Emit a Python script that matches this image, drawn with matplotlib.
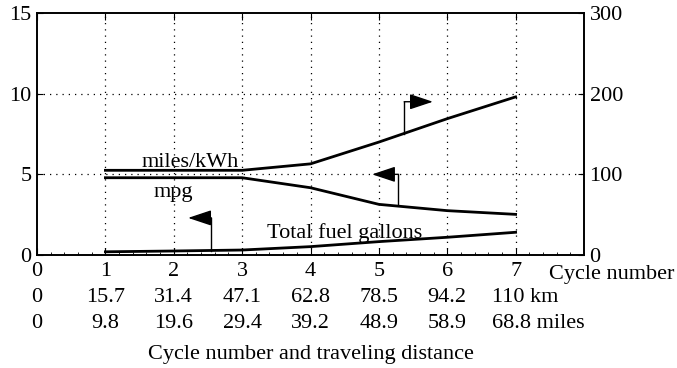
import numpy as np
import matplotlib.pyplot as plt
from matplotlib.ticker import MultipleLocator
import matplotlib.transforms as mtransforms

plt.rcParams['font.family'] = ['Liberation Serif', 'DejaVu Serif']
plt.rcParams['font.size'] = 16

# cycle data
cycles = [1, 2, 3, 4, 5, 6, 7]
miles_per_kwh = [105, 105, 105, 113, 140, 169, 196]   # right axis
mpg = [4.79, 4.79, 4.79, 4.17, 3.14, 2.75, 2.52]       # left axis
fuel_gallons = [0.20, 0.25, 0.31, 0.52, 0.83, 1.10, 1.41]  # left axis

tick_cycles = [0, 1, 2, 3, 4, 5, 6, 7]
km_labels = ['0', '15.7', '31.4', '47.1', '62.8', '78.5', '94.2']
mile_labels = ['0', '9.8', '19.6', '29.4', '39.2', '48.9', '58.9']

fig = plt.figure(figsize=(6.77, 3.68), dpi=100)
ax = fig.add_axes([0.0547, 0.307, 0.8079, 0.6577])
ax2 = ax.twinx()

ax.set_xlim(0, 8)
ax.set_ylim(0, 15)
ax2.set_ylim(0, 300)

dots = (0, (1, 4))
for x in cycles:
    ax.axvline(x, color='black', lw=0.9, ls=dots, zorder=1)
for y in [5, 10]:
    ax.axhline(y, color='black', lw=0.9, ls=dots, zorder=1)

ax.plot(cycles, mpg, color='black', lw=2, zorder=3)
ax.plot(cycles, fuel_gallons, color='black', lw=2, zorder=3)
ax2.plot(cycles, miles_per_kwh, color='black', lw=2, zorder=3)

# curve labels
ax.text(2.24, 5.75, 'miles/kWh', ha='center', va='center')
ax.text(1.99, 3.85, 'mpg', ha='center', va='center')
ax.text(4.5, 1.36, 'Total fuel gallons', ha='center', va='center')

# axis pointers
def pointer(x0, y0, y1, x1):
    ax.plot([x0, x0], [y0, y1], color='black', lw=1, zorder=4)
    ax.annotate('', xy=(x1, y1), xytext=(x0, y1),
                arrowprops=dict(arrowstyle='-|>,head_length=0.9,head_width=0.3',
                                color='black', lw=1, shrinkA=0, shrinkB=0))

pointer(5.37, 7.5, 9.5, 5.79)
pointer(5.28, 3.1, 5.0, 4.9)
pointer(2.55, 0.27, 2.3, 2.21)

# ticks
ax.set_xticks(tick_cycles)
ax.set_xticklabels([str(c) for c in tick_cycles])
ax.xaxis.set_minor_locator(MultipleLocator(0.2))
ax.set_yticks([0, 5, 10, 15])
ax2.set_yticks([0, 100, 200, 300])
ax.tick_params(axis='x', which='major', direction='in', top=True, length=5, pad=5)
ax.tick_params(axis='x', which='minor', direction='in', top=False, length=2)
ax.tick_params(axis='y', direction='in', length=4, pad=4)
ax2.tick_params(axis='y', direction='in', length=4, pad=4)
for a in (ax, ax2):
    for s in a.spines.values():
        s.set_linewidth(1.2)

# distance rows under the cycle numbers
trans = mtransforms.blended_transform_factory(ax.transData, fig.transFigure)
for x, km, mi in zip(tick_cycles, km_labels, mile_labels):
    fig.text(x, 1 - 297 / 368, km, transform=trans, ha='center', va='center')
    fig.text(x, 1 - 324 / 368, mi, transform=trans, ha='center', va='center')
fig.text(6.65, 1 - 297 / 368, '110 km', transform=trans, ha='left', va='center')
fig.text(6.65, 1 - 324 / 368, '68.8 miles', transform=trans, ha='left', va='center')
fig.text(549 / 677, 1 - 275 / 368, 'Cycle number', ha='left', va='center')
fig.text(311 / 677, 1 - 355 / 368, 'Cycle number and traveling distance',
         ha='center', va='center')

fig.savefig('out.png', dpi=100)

-------------------------

→ **Work instructions**: The data above needs to be retyped exactly, with the images left out.

→ **Final answer**:
Emit a Python script that matches this image, drawn with matplotlib.
import numpy as np
import matplotlib.pyplot as plt
from matplotlib.ticker import MultipleLocator
import matplotlib.transforms as mtransforms

plt.rcParams['font.family'] = ['Liberation Serif', 'DejaVu Serif']
plt.rcParams['font.size'] = 16

# cycle data
cycles = [1, 2, 3, 4, 5, 6, 7]
miles_per_kwh = [105, 105, 105, 113, 140, 169, 196]   # right axis
mpg = [4.79, 4.79, 4.79, 4.17, 3.14, 2.75, 2.52]       # left axis
fuel_gallons = [0.20, 0.25, 0.31, 0.52, 0.83, 1.10, 1.41]  # left axis

tick_cycles = [0, 1, 2, 3, 4, 5, 6, 7]
km_labels = ['0', '15.7', '31.4', '47.1', '62.8', '78.5', '94.2']
mile_labels = ['0', '9.8', '19.6', '29.4', '39.2', '48.9', '58.9']

fig = plt.figure(figsize=(6.77, 3.68), dpi=100)
ax = fig.add_axes([0.0547, 0.307, 0.8079, 0.6577])
ax2 = ax.twinx()

ax.set_xlim(0, 8)
ax.set_ylim(0, 15)
ax2.set_ylim(0, 300)

dots = (0, (1, 4))
for x in cycles:
    ax.axvline(x, color='black', lw=0.9, ls=dots, zorder=1)
for y in [5, 10]:
    ax.axhline(y, color='black', lw=0.9, ls=dots, zorder=1)

ax.plot(cycles, mpg, color='black', lw=2, zorder=3)
ax.plot(cycles, fuel_gallons, color='black', lw=2, zorder=3)
ax2.plot(cycles, miles_per_kwh, color='black', lw=2, zorder=3)

# curve labels
ax.text(2.24, 5.75, 'miles/kWh', ha='center', va='center')
ax.text(1.99, 3.85, 'mpg', ha='center', va='center')
ax.text(4.5, 1.36, 'Total fuel gallons', ha='center', va='center')

# axis pointers
def pointer(x0, y0, y1, x1):
    ax.plot([x0, x0], [y0, y1], color='black', lw=1, zorder=4)
    ax.annotate('', xy=(x1, y1), xytext=(x0, y1),
                arrowprops=dict(arrowstyle='-|>,head_length=0.9,head_width=0.3',
                                color='black', lw=1, shrinkA=0, shrinkB=0))

pointer(5.37, 7.5, 9.5, 5.79)
pointer(5.28, 3.1, 5.0, 4.9)
pointer(2.55, 0.27, 2.3, 2.21)

# ticks
ax.set_xticks(tick_cycles)
ax.set_xticklabels([str(c) for c in tick_cycles])
ax.xaxis.set_minor_locator(MultipleLocator(0.2))
ax.set_yticks([0, 5, 10, 15])
ax2.set_yticks([0, 100, 200, 300])
ax.tick_params(axis='x', which='major', direction='in', top=True, length=5, pad=5)
ax.tick_params(axis='x', which='minor', direction='in', top=False, length=2)
ax.tick_params(axis='y', direction='in', length=4, pad=4)
ax2.tick_params(axis='y', direction='in', length=4, pad=4)
for a in (ax, ax2):
    for s in a.spines.values():
        s.set_linewidth(1.2)

# distance rows under the cycle numbers
trans = mtransforms.blended_transform_factory(ax.transData, fig.transFigure)
for x, km, mi in zip(tick_cycles, km_labels, mile_labels):
    fig.text(x, 1 - 297 / 368, km, transform=trans, ha='center', va='center')
    fig.text(x, 1 - 324 / 368, mi, transform=trans, ha='center', va='center')
fig.text(6.65, 1 - 297 / 368, '110 km', transform=trans, ha='left', va='center')
fig.text(6.65, 1 - 324 / 368, '68.8 miles', transform=trans, ha='left', va='center')
fig.text(549 / 677, 1 - 275 / 368, 'Cycle number', ha='left', va='center')
fig.text(311 / 677, 1 - 355 / 368, 'Cycle number and traveling distance',
         ha='center', va='center')

fig.savefig('out.png', dpi=100)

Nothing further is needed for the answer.